→ **STATED GOAL**:
From the first line of the data below through the line holding "var yTitle = 'Nilai kalor (kal/g)';", output each line exactly and leave the pictures out.

→ **STORED DATA**:
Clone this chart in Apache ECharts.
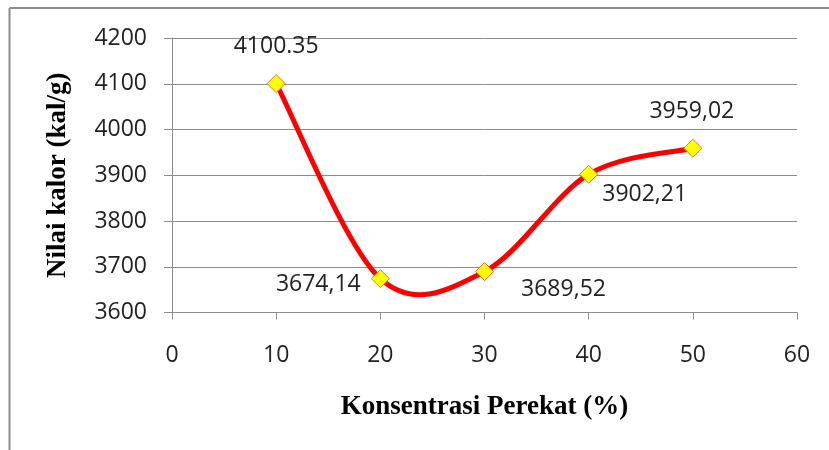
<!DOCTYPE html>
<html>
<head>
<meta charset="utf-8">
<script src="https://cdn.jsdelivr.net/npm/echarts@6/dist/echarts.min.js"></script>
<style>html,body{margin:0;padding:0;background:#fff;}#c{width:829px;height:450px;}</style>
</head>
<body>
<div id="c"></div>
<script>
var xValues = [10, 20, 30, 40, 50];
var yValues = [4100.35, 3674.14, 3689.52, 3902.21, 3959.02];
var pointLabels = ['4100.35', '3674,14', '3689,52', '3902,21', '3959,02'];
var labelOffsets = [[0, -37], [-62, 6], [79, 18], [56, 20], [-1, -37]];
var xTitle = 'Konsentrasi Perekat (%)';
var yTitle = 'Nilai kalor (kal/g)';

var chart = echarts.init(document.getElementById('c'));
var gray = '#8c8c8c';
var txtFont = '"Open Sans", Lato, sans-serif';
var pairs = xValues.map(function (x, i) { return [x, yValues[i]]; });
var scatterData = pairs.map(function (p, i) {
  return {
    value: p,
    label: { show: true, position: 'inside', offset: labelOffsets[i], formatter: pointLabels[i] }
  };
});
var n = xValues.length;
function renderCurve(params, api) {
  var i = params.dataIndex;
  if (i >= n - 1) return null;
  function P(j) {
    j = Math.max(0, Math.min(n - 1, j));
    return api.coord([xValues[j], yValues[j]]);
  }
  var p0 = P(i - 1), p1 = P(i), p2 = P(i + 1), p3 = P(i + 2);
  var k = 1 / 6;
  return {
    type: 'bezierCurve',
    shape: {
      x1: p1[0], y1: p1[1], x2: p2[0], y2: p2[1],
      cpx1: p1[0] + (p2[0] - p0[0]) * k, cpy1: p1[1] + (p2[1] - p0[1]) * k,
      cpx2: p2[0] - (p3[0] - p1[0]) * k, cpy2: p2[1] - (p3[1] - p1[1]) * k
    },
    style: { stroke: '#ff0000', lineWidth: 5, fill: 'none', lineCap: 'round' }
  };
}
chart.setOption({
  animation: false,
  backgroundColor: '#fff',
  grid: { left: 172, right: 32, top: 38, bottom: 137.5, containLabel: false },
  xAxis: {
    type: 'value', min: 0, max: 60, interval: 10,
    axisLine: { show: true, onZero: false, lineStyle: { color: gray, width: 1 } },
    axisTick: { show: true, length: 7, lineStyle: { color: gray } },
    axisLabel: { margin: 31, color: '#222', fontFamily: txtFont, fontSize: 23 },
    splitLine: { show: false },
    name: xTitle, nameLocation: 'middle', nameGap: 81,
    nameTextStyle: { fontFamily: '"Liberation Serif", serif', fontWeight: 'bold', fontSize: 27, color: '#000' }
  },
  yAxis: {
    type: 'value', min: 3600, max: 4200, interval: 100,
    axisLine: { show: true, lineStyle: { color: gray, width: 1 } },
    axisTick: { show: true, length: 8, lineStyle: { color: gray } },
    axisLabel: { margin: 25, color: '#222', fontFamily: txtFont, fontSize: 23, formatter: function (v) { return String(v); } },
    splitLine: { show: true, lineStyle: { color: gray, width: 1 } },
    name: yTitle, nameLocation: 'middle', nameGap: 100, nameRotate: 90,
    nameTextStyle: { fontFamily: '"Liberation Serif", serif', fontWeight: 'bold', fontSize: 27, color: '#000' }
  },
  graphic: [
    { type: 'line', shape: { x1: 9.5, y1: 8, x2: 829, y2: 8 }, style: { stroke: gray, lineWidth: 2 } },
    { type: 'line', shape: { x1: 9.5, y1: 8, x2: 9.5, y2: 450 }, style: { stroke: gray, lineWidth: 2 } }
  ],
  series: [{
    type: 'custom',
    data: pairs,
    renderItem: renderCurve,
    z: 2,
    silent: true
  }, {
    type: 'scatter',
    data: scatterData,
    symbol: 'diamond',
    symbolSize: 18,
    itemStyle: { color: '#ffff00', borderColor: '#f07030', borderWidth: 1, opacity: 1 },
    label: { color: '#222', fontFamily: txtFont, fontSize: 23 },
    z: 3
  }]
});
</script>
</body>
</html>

→ **COMPLETE OUTPUT**:
Clone this chart in Apache ECharts.
<!DOCTYPE html>
<html>
<head>
<meta charset="utf-8">
<script src="https://cdn.jsdelivr.net/npm/echarts@6/dist/echarts.min.js"></script>
<style>html,body{margin:0;padding:0;background:#fff;}#c{width:829px;height:450px;}</style>
</head>
<body>
<div id="c"></div>
<script>
var xValues = [10, 20, 30, 40, 50];
var yValues = [4100.35, 3674.14, 3689.52, 3902.21, 3959.02];
var pointLabels = ['4100.35', '3674,14', '3689,52', '3902,21', '3959,02'];
var labelOffsets = [[0, -37], [-62, 6], [79, 18], [56, 20], [-1, -37]];
var xTitle = 'Konsentrasi Perekat (%)';
var yTitle = 'Nilai kalor (kal/g)';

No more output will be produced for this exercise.